%%
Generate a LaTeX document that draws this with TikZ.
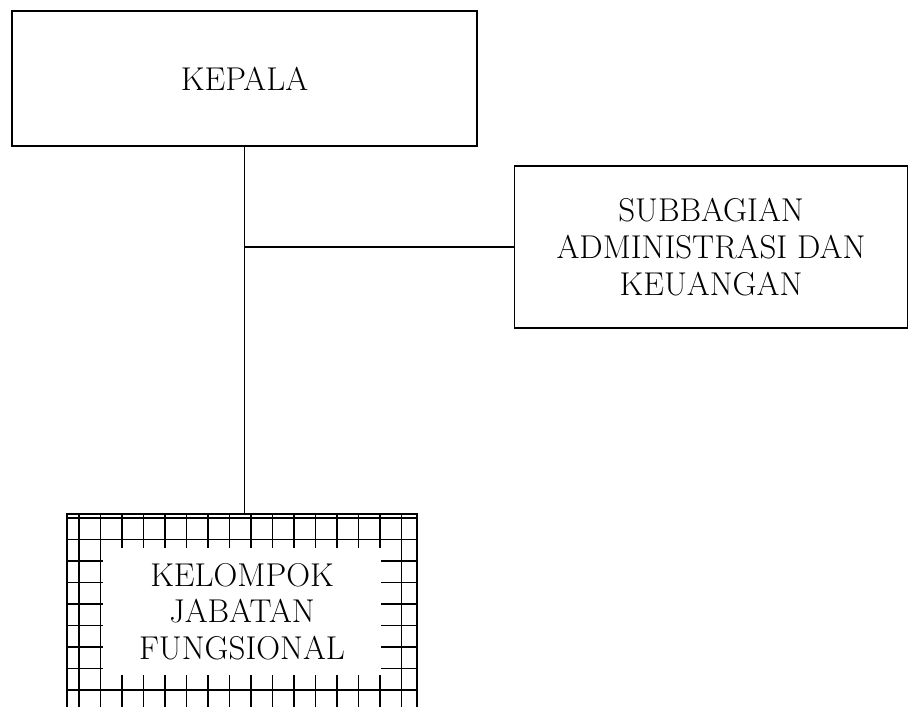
\documentclass[tikz,border=0pt]{standalone}
\usetikzlibrary{positioning}
\tikzset{
  box/.style={draw, line width=1.6pt, align=center, inner sep=0pt,
    font=\fontsize{33}{36.7}\selectfont},
  gridline/.style={line width=1.8pt},
  link/.style={line width=1.6pt}
}
\begin{document}
\begin{tikzpicture}[x=1pt,y=-1pt]
      \useasboundingbox (0,0) rectangle (909,707);
      \node[box, minimum width=465pt, minimum height=135pt] (kepala) at (244.5,78.5) {KEPALA};
      \node[box, minimum width=393pt, minimum height=162pt] (subbag) at (711,247) {SUBBAGIAN\\ADMINISTRASI DAN\\KEUANGAN};
      % hatched frame of the functional group
      \node[minimum width=350pt, minimum height=193pt, inner sep=0pt] (jabfung) at (242,610.5) {};
      \begin{scope}
        \clip (jabfung.north west) rectangle (jabfung.south east);
        \foreach \i in {0,...,15} \draw[gridline] (79+21.5*\i,514) -- (79+21.5*\i,707);
        \foreach \j in {0,...,8} \draw[gridline] (67,518+21.5*\j) -- (417,518+21.5*\j);
      \end{scope}
      \draw[gridline] (jabfung.south west) -- (jabfung.north west) -- (jabfung.north east) -- (jabfung.south east);
      \node[box, draw=none, fill=white, minimum width=278pt, minimum height=127pt] (kelompok) at (242,611.5) {KELOMPOK\\JABATAN\\FUNGSIONAL};
      % connectors
      \coordinate (cabang) at (kepala.south |- subbag.west);
      \draw[link] (kepala.south) -- (kepala.south |- jabfung.north);
      \draw[link] (cabang) -- (subbag.west);
    \end{tikzpicture}
\end{document}
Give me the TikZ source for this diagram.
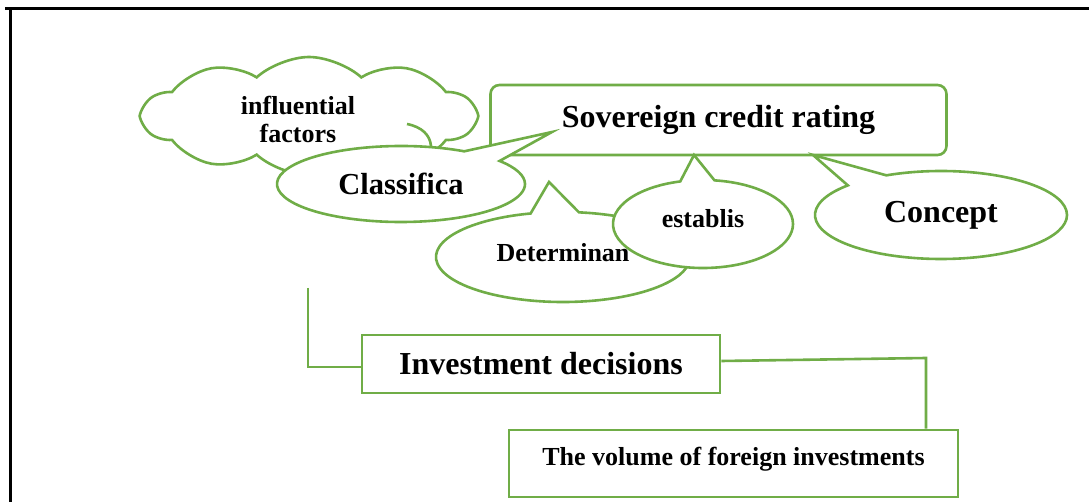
\documentclass[tikz,border=0pt]{standalone}
\usepackage{fontspec}
\setmainfont{Liberation Serif}
\usetikzlibrary{shapes.callouts,shapes.symbols}
\definecolor{grn}{HTML}{70AD47}
\begin{document}
\begin{tikzpicture}[x=1pt,y=-1pt,
  gl/.style={draw=grn,line width=2.6pt},
  bubble/.style={ellipse callout,gl,fill=white,inner sep=0pt,callout pointer arc=22},
  big/.style={font=\bfseries\fontsize{32}{36}\selectfont},
  small/.style={font=\bfseries\fontsize{26}{28}\selectfont},
  framel/.style={draw=black,line width=2.6pt}]
\useasboundingbox (0,0) rectangle (1089,502);
\fill[white] (0,0) rectangle (1089,502);
% frame
\coordinate (f1) at (5,8.5);
\coordinate (f2) at (1089,8.5);
\coordinate (f3) at (10.5,8.5);
\coordinate (f4) at (10.5,502);
\draw[framel] (f1) -- (f2);
\draw[framel] (f3) -- (f4);
% cloud
\node[cloud,gl,fill=white,cloud puffs=10,cloud puff arc=85,aspect=2.8,
      minimum width=332pt,minimum height=118pt,inner sep=0pt] (cloud) at (309,116) {};
\draw[gl] (407,124) .. controls (422,127) and (430,135) .. (431,146);
\node[small,align=center,inner sep=0pt] (cloudtxt) at (298,119) {influential\\factors};
% main box
\node[gl,big,fill=white,rounded corners=9pt,minimum width=456pt,minimum height=70pt] (sov) at (718.5,120) {Sovereign credit rating};
% bubbles
\node[bubble,font=\bfseries\fontsize{30.5}{34}\selectfont,minimum width=248pt,minimum height=76pt,
      callout absolute pointer={(552,132)}] (cls) at (401,184) {Classifica};
\node[bubble,big,minimum width=252pt,minimum height=88pt,
      callout absolute pointer={(813,155)}] (con) at (941,215) {Concept};
\node[bubble,small,minimum width=254pt,minimum height=90pt,text depth=10pt,
      callout absolute pointer={(549,182)}] (det) at (563,257) {Determinan};
\node[bubble,small,minimum width=180pt,minimum height=88pt,text depth=12pt,
      callout absolute pointer={(694,155)}] (est) at (703,224) {establis};
% lower boxes
\node[gl,big,minimum width=358pt,minimum height=58pt] (inv) at (541,364) {Investment decisions};
\node[gl,small,minimum width=449pt,inner sep=5pt,text height=30pt,text depth=27pt] (vol) at (733.5,463.5) {The volume of foreign investments};
% connectors
\coordinate (lt) at (308,288);
\draw[gl] (lt) |- ([yshift=-3pt]inv.west);
\coordinate (rt) at (926,358);
\draw[gl] ([yshift=3pt]inv.east) -- (rt) -- (rt |- vol.north);
\end{tikzpicture}
\end{document}
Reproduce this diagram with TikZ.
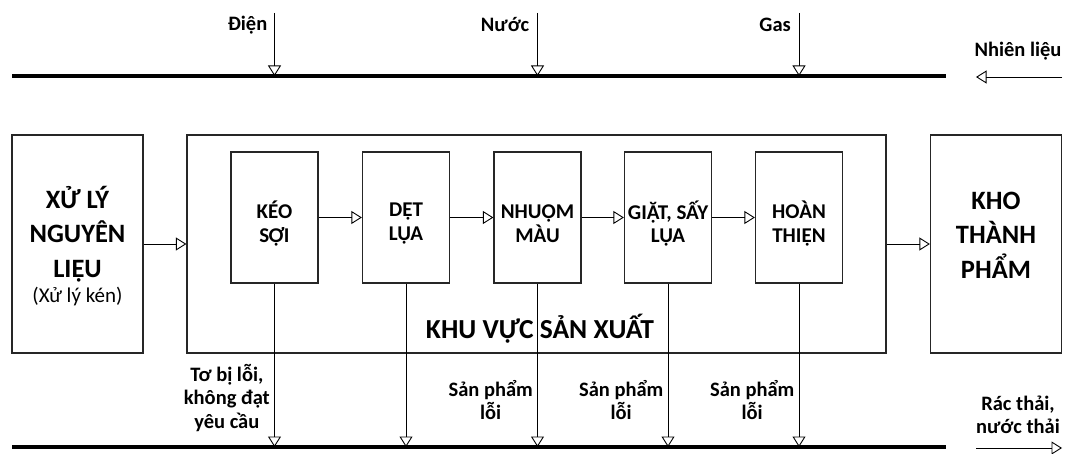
\documentclass[tikz,border=0pt]{standalone}
\usepackage{fontspec}
\setmainfont{Carlito}
\usetikzlibrary{arrows.meta}
\begin{document}
\begin{tikzpicture}[x=1pt,y=-1pt,
  boxline/.style={draw=black!85,line width=1.3pt},
  outerbox/.style={boxline,inner sep=0pt},
  stepfont/.style={align=center,inner sep=0pt,font=\bfseries\fontsize{21}{23.5}\selectfont},
  stepbox/.style={boxline,minimum width=87pt,minimum height=131pt,inner sep=0pt},
  bigtxt/.style={inner sep=0pt,align=center,font=\bfseries\fontsize{26.5}{34.5}\selectfont},
  arr/.style={line width=0.9pt,-{Triangle[open,length=10.5pt,width=13pt,line width=0.9pt]}},
  bus/.style={line width=4.5pt},
  lbl/.style={font=\bfseries\fontsize{20.5}{23.5}\selectfont,align=center,inner sep=0pt}
]
\useasboundingbox (0,0) rectangle (1067,454);

% outer boxes
\node[outerbox,minimum width=131pt,minimum height=218pt] (src) at (77.5,244) {};
\node[outerbox,minimum width=699pt,minimum height=218pt] (prod) at (536.5,244) {};
\node[outerbox,minimum width=131pt,minimum height=218pt] (dst) at (996,244) {};

\node[bigtxt] (srct) at (77.5,234) {XỬ LÝ\\NGUYÊN\\LIỆU};
\node[inner sep=0pt,font=\fontsize{21}{24}\selectfont] (srcs) at (77.5,297) {(Xử lý kén)};
\node[bigtxt] (dstt) at (996,235) {KHO\\THÀNH\\PHẨM};
\node[bigtxt,font=\bfseries\fontsize{27.5}{34}\selectfont] (prodt) at (540,329) {KHU VỰC SẢN XUẤT};

% steps
\node[stepbox,label={[stepfont,yshift=-6pt]center:KÉO\\SỢI}] (k1) at (274.5,217.5) {};
\node[stepbox,label={[stepfont,yshift=-6pt]center:DỆT\\LỤA}] (k2) at (406,217.5) {};
\node[stepbox,label={[stepfont,yshift=-6pt]center:NHUỘM\\MÀU}] (k3) at (537.5,217.5) {};
\node[stepbox,label={[stepfont,yshift=-6pt]center:GIẶT, SẤY\\LỤA}] (k4) at (668,217.5) {};
\node[stepbox,label={[stepfont,yshift=-6pt]center:HOÀN\\THIỆN}] (k5) at (799,217.5) {};

\draw[arr] (src.east) -- (src.east -| prod.west);
\draw[arr] (prod.east) -- (prod.east -| dst.west);
\draw[arr] (k1.east) -- (k2.west);
\draw[arr] (k2.east) -- (k3.west);
\draw[arr] (k3.east) -- (k4.west);
\draw[arr] (k4.east) -- (k5.west);

% top bus
\coordinate (tb1) at (12,76);
\coordinate (tb2) at (946,76);
\draw[bus] (tb1) -- (tb2);
\coordinate (in1) at (274.5,13);
\coordinate (in2) at (537.5,13);
\coordinate (in3) at (799,13);
\draw[arr] (in1) -- (in1 |- tb1);
\draw[arr] (in2) -- (in2 |- tb1);
\draw[arr] (in3) -- (in3 |- tb1);
\node[lbl,anchor=east] (l1) at (267.5,25) {Điện};
\node[lbl,anchor=east] (l2) at (529.5,25) {Nước};
\node[lbl,anchor=east] (l3) at (791,25) {Gas};
\coordinate (f1) at (1062,77);
\coordinate (f2) at (976,77);
\draw[arr] (f1) -- (f2);
\node[lbl] (l4) at (1018,51) {Nhiên liệu};

% bottom bus
\coordinate (bb1) at (12,447);
\coordinate (bb2) at (946,447);
\draw[bus] (bb1) -- (bb2);
\draw[arr] (k1.south) -- (k1.south |- bb1);
\draw[arr] (k2.south) -- (k2.south |- bb1);
\draw[arr] (k3.south) -- (k3.south |- bb1);
\draw[arr] (k4.south) -- (k4.south |- bb1);
\draw[arr] (k5.south) -- (k5.south |- bb1);
\node[lbl,anchor=east] (w1) at (270,398) {Tơ bị lỗi,\\không đạt\\yêu cầu};
\node[lbl,anchor=east] (w3) at (533,400) {Sản phẩm\\lỗi};
\node[lbl,anchor=east] (w4) at (663.5,400) {Sản phẩm\\lỗi};
\node[lbl,anchor=east] (w5) at (794.5,400) {Sản phẩm\\lỗi};
\coordinate (o1) at (976,448);
\coordinate (o2) at (1062,448);
\draw[arr] (o1) -- (o2);
\node[lbl] (l5) at (1018,415) {Rác thải,\\nước thải};
\end{tikzpicture}
\end{document}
%%
Go through the listing above and list every line that has the word "diagram".

Give me the TikZ source for this diagram.
Reproduce this diagram with TikZ.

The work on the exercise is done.